Click the following link for the CbC reporting guidance (Swedish language).
The UK government has announced that it intends to invoke Article 50 of the Treaty on European Union on 29 March 2017, which will begin the process for the UK's exit from the EU. The legislation granting the government the power to invoke Article 50 received Royal Assent and was enacted on 16 March. Once Article 50 is invoked, preliminary negotiations will begin, with full negotiations expected to be concluded in autumn 2018 and the final agreement for the exit expected to be ratified in early 2019.
On 16 March 2017, the Bolivian Chamber of Deputies (lower house of parliament) approved Project Law No. 029/2017-2018, which increases the rate of additional tax that applies for certain financial institutions regulated by the Supervisory Authority of the Financial System (ASFI). The legislation would increase the tax rate from 22% to 25% and would apply for profits generated from 2017. The increase must be approved by the Senate and published in the official gazette before entering into force.
The Lebanese parliament reportedly approved an increase in the VAT rate from 10% to 11% on 15 March 2017 as part of several tax increases meant to balance the country's budget, and will approve other budget-related measures in the coming weeks. The approval of the tax increases, which must still be signed into law by the president, has resulted in public protests lead on by various civil society groups and certain political parties. Additional details of the tax increases will be published once available.
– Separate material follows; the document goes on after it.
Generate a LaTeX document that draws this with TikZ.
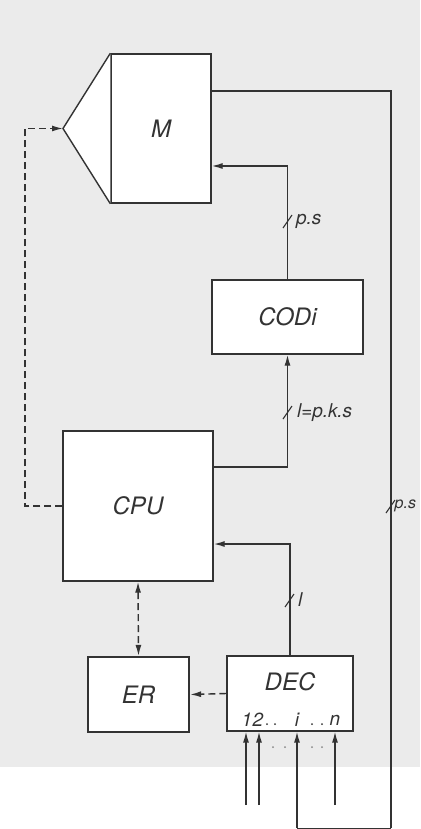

On 16 March 2016, the Norwegian Ministry of Finance published draft amendments to provide for specific provisions for corporate residency with effect from the 2018 fiscal year. Currently, corporate residence is not defined under Norwegian tax law, but companies are generally treated as resident in Norway if incorporated in Norway or if effective management and control is in Norway.
The draft amendments would amend paragraph 1 of Section 2-2 of the Tax Act to provide that companies will be subject to tax if established in Norway or with effective management in Norway. However, this would not apply to companies resident in jurisdiction with which Norway has a tax treaty. The Tax Administration Law would also be amended to reflect the changes in the Tax Act.
Click the following link for the consultation page (Norwegian language). Comments are due by 16 June 2017.
The UK government has published the Finance (No. 2) Bill 2017, which includes measures announced in the Spring Budget 2017 (previous coverage), as well as certain measures announced in Budget 2016 and Autumn Statement 2016. Some of the main measures include changes in the tax treatment of carried forward losses, new corporate interest restrictions, provisions for the Northern Ireland corporation tax rate, a new soft drinks industry levy, and digital reporting and record-keeping requirements (Making Tax Digital).
Click the following links for the Finance (No. 2) Bill 2017 as introduced in the House of Commons, the Explanatory Notes, and the Notes on Finance Bill 2017 Resolutions. The Bill must now be passed by both houses of parliament and receive Royal Assent before entering into force.
According to an announcement from the Serbian government, negotiations for a new social security agreement with the Slovak Republic were concluded on 13 March 2017. The agreement must be signed and ratified before entering into force, and once in force and effective, will replace the agreement signed in 2012.